§ **Task requirements**
Reproduce the listing exactly and skip over any pictures.

§ **Given data**
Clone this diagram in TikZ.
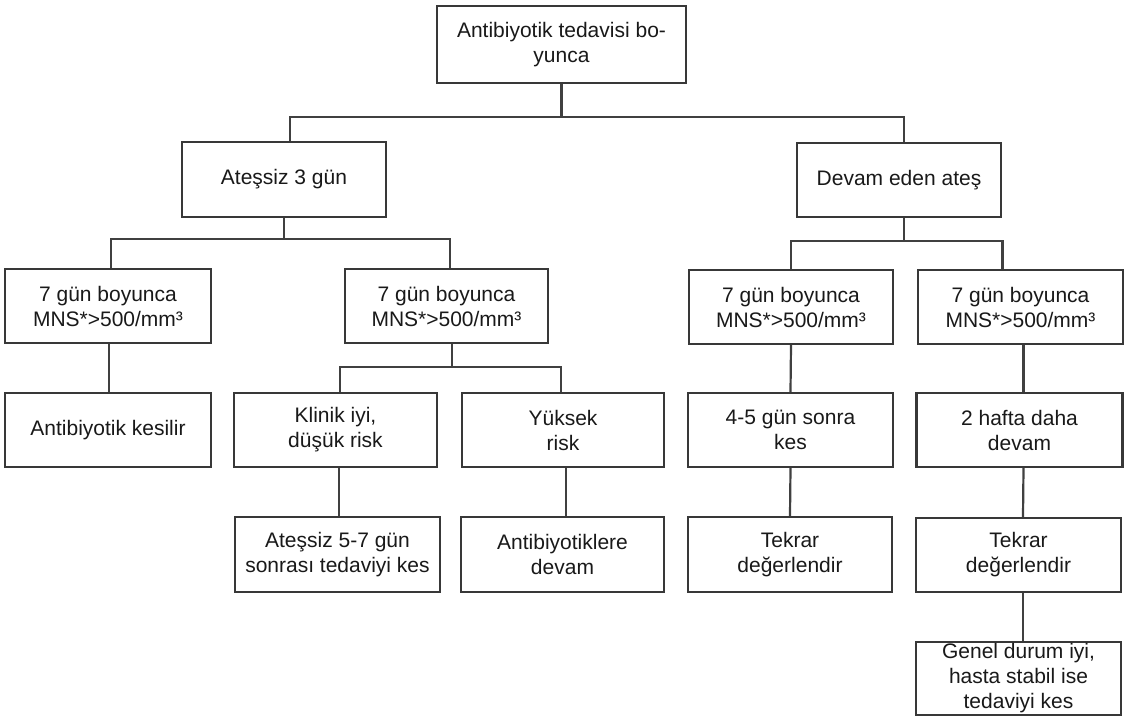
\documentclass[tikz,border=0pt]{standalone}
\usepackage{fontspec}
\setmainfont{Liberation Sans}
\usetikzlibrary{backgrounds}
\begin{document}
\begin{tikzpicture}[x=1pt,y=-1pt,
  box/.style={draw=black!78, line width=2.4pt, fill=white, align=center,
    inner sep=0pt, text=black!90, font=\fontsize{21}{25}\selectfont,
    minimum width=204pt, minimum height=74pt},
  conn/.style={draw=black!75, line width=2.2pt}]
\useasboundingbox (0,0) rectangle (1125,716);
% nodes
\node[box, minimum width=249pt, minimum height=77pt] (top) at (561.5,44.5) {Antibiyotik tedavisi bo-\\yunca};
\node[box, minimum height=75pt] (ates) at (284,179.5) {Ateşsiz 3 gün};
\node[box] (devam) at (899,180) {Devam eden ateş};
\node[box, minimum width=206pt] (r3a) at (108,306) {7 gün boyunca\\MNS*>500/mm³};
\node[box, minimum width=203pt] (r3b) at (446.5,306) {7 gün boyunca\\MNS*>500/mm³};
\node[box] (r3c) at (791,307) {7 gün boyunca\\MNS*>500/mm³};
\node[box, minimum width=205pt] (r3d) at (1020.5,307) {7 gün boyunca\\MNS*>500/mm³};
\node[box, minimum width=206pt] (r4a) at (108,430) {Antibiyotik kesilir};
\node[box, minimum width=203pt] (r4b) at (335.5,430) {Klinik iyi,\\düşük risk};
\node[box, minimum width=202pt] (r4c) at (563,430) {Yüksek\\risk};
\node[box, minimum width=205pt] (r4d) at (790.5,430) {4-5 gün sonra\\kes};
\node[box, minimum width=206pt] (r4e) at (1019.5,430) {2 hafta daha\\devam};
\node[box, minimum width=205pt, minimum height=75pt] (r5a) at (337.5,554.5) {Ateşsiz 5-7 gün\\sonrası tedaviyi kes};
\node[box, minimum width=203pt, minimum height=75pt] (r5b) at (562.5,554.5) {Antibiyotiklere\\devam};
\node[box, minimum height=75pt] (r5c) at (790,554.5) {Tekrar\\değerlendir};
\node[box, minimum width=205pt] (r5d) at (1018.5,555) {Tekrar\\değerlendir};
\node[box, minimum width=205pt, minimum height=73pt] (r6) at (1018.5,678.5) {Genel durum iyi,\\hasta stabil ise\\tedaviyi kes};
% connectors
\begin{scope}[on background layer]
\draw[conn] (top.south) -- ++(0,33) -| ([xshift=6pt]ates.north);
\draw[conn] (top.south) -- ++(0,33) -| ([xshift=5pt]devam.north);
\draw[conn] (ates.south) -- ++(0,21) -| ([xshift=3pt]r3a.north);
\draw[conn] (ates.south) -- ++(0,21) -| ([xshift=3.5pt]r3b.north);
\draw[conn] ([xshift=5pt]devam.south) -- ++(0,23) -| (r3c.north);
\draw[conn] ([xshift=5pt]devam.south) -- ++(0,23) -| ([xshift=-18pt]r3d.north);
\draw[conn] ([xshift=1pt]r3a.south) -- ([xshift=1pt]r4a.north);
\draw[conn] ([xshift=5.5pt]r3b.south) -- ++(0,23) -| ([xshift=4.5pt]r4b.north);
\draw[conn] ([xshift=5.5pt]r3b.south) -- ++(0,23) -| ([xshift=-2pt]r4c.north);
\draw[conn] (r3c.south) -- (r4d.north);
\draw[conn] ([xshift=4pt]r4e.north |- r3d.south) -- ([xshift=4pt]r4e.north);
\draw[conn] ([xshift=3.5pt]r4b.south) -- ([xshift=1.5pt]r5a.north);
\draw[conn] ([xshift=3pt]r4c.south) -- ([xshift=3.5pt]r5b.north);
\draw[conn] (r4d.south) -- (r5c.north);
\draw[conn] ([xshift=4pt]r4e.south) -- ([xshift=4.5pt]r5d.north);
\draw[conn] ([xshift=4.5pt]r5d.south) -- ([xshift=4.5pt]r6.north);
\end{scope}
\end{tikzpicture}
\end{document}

§ **Task response**
Clone this diagram in TikZ.
\documentclass[tikz,border=0pt]{standalone}
\usepackage{fontspec}
\setmainfont{Liberation Sans}
\usetikzlibrary{backgrounds}
\begin{document}
\begin{tikzpicture}[x=1pt,y=-1pt,
  box/.style={draw=black!78, line width=2.4pt, fill=white, align=center,
    inner sep=0pt, text=black!90, font=\fontsize{21}{25}\selectfont,
    minimum width=204pt, minimum height=74pt},
  conn/.style={draw=black!75, line width=2.2pt}]
\useasboundingbox (0,0) rectangle (1125,716);
% nodes
\node[box, minimum width=249pt, minimum height=77pt] (top) at (561.5,44.5) {Antibiyotik tedavisi bo-\\yunca};
\node[box, minimum height=75pt] (ates) at (284,179.5) {Ateşsiz 3 gün};
\node[box] (devam) at (899,180) {Devam eden ateş};
\node[box, minimum width=206pt] (r3a) at (108,306) {7 gün boyunca\\MNS*>500/mm³};
\node[box, minimum width=203pt] (r3b) at (446.5,306) {7 gün boyunca\\MNS*>500/mm³};
\node[box] (r3c) at (791,307) {7 gün boyunca\\MNS*>500/mm³};
\node[box, minimum width=205pt] (r3d) at (1020.5,307) {7 gün boyunca\\MNS*>500/mm³};
\node[box, minimum width=206pt] (r4a) at (108,430) {Antibiyotik kesilir};
\node[box, minimum width=203pt] (r4b) at (335.5,430) {Klinik iyi,\\düşük risk};
\node[box, minimum width=202pt] (r4c) at (563,430) {Yüksek\\risk};
\node[box, minimum width=205pt] (r4d) at (790.5,430) {4-5 gün sonra\\kes};
\node[box, minimum width=206pt] (r4e) at (1019.5,430) {2 hafta daha\\devam};
\node[box, minimum width=205pt, minimum height=75pt] (r5a) at (337.5,554.5) {Ateşsiz 5-7 gün\\sonrası tedaviyi kes};
\node[box, minimum width=203pt, minimum height=75pt] (r5b) at (562.5,554.5) {Antibiyotiklere\\devam};
\node[box, minimum height=75pt] (r5c) at (790,554.5) {Tekrar\\değerlendir};
\node[box, minimum width=205pt] (r5d) at (1018.5,555) {Tekrar\\değerlendir};
\node[box, minimum width=205pt, minimum height=73pt] (r6) at (1018.5,678.5) {Genel durum iyi,\\hasta stabil ise\\tedaviyi kes};
% connectors
\begin{scope}[on background layer]
\draw[conn] (top.south) -- ++(0,33) -| ([xshift=6pt]ates.north);
\draw[conn] (top.south) -- ++(0,33) -| ([xshift=5pt]devam.north);
\draw[conn] (ates.south) -- ++(0,21) -| ([xshift=3pt]r3a.north);
\draw[conn] (ates.south) -- ++(0,21) -| ([xshift=3.5pt]r3b.north);
\draw[conn] ([xshift=5pt]devam.south) -- ++(0,23) -| (r3c.north);
\draw[conn] ([xshift=5pt]devam.south) -- ++(0,23) -| ([xshift=-18pt]r3d.north);
\draw[conn] ([xshift=1pt]r3a.south) -- ([xshift=1pt]r4a.north);
\draw[conn] ([xshift=5.5pt]r3b.south) -- ++(0,23) -| ([xshift=4.5pt]r4b.north);
\draw[conn] ([xshift=5.5pt]r3b.south) -- ++(0,23) -| ([xshift=-2pt]r4c.north);
\draw[conn] (r3c.south) -- (r4d.north);
\draw[conn] ([xshift=4pt]r4e.north |- r3d.south) -- ([xshift=4pt]r4e.north);
\draw[conn] ([xshift=3.5pt]r4b.south) -- ([xshift=1.5pt]r5a.north);
\draw[conn] ([xshift=3pt]r4c.south) -- ([xshift=3.5pt]r5b.north);
\draw[conn] (r4d.south) -- (r5c.north);
\draw[conn] ([xshift=4pt]r4e.south) -- ([xshift=4.5pt]r5d.north);
\draw[conn] ([xshift=4.5pt]r5d.south) -- ([xshift=4.5pt]r6.north);
\end{scope}
\end{tikzpicture}
\end{document}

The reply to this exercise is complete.